# 4polige Verbindung zwischen Mainboard und Netzteil



## geistgesicht (10. Juni 2008)

Hallo,

ich habe mir ein Intel D201GLY2 zugelegt. Die Bedienungsanleitung verlangt neben der 2X12 bzw. 2X10-poligen Verbindung eine 4polige Verbindung. Zitat:

"Wenn der 12V (4polige) Stecker nicht mit dem Desktopboard verbunden wird, können Beschädigungen an der Systemplatine auftreten."


Mein Netzteil hat aber keine solche 4polige Verbindung. Kann ich darauf verzichten?

Vielen Dank und viele Grüße!


----------



## AndreG (17. Juni 2008)

Der 4 Polige Stecker versorgt deine CPU mit Strom. Ohne wird er normalerweise nicht angehen. Sprich er muß dran.

Mfg Andre


----------



## BNG235 (17. Juni 2008)

jup...

neues netzteil kaufen!

aber kein billig schrott sonst kannst dir auch bald wieder n neues mainboard holen  

such mal nach:

bissl teurer:
be quiet
tagan

bissl biliger aber immernoch gut:
chieftec
corsair

am besten eins mit cable management... dann artet es in deinem gehäuse net gleich so aus!

greez

^^


----------



## geistgesicht (23. Juni 2008)

Hallo und Danke für die Antworten. Mein Netzteil war leider  etwas alt und mir ist bisher entgangen, dass mittlerweile eine 4-polige Stromversorgung (manchmal auch zum abklemmen am 2X12 Stecker) normal ist.


Grüße


----------



## Raubkopierer (23. Juni 2008)

Der Stecker zum abklemmen ist *NICHT* für die CPU! Ja nicht verbinden. Das dürfte auch nur mit Gewalt möglich sein.

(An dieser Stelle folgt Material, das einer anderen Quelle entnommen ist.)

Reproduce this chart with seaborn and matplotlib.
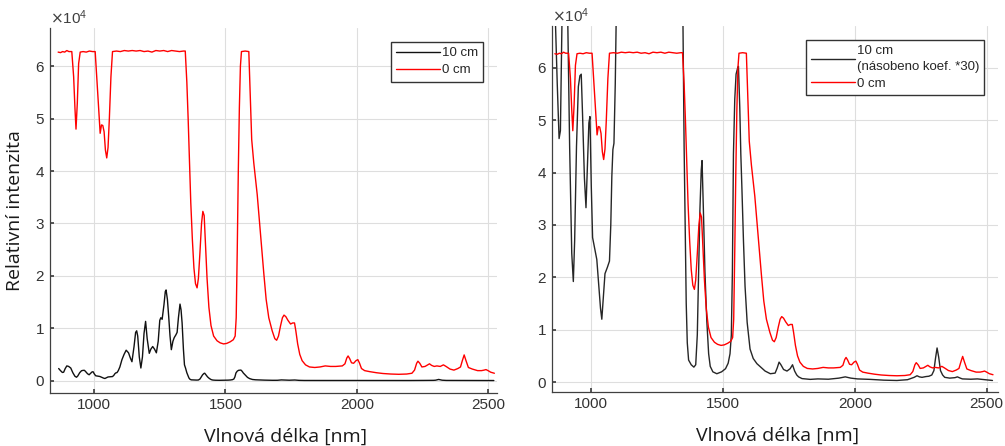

Eigentlich braucht man meines Wissens diesen 4pin-Stecker auch nur für Pentium 4 Mainboards ... ich glaub der Core braucht die nicht mehr. Bin mir aber nicht sicher.


----------



## Trebble56 (23. Juni 2008)

ich glaube auch das du n anderes Netzteil brauchst ich hab ma in so eine Anleitung geguckt und nur festgestellt das man wenn das Mainboard den 4 Poligen anschluss nicht braucht diesen weglassen kann aber die haben eindeutig davor gewarnt diesen übrigen Stecker für was anderes zu verwenden. Vielleicht steckt dieser Stecker ja jetzt irgendwo anders drinn und desshalb fehlt er da wo er hingehört.


----------



## _Lupo_ (25. Juni 2008)

Raubkopierer hat gesagt.:


> Der Stecker zum abklemmen ist *NICHT* für die CPU! Ja nicht verbinden. Das dürfte auch nur mit Gewalt möglich sein.
> 
> Eigentlich braucht man meines Wissens diesen 4pin-Stecker auch nur für Pentium 4 Mainboards ... ich glaub der Core braucht die nicht mehr. Bin mir aber nicht sicher.


Habs auch bei einem Core2Duo und einem Core2Quad benötigt, ebenso auf meinem Sockel 939 Opteron. Das ist mittlerweile bei jedem PC Standart! 
Wie bereits gesagt wurde, kauf dir ein neues Netzteil. 

BNG235: Corsair ist nicht wirklich billiger als beQuiet wenn man vom 550W-Bereich ausgeht. Und Tagan ist einfach nur übertrieben teuer. 

Würde zu Corsair raten, hab ich in zwei PCs verbaut (u.a. meinem eigenen) und die Dinger funktionieren super!


----------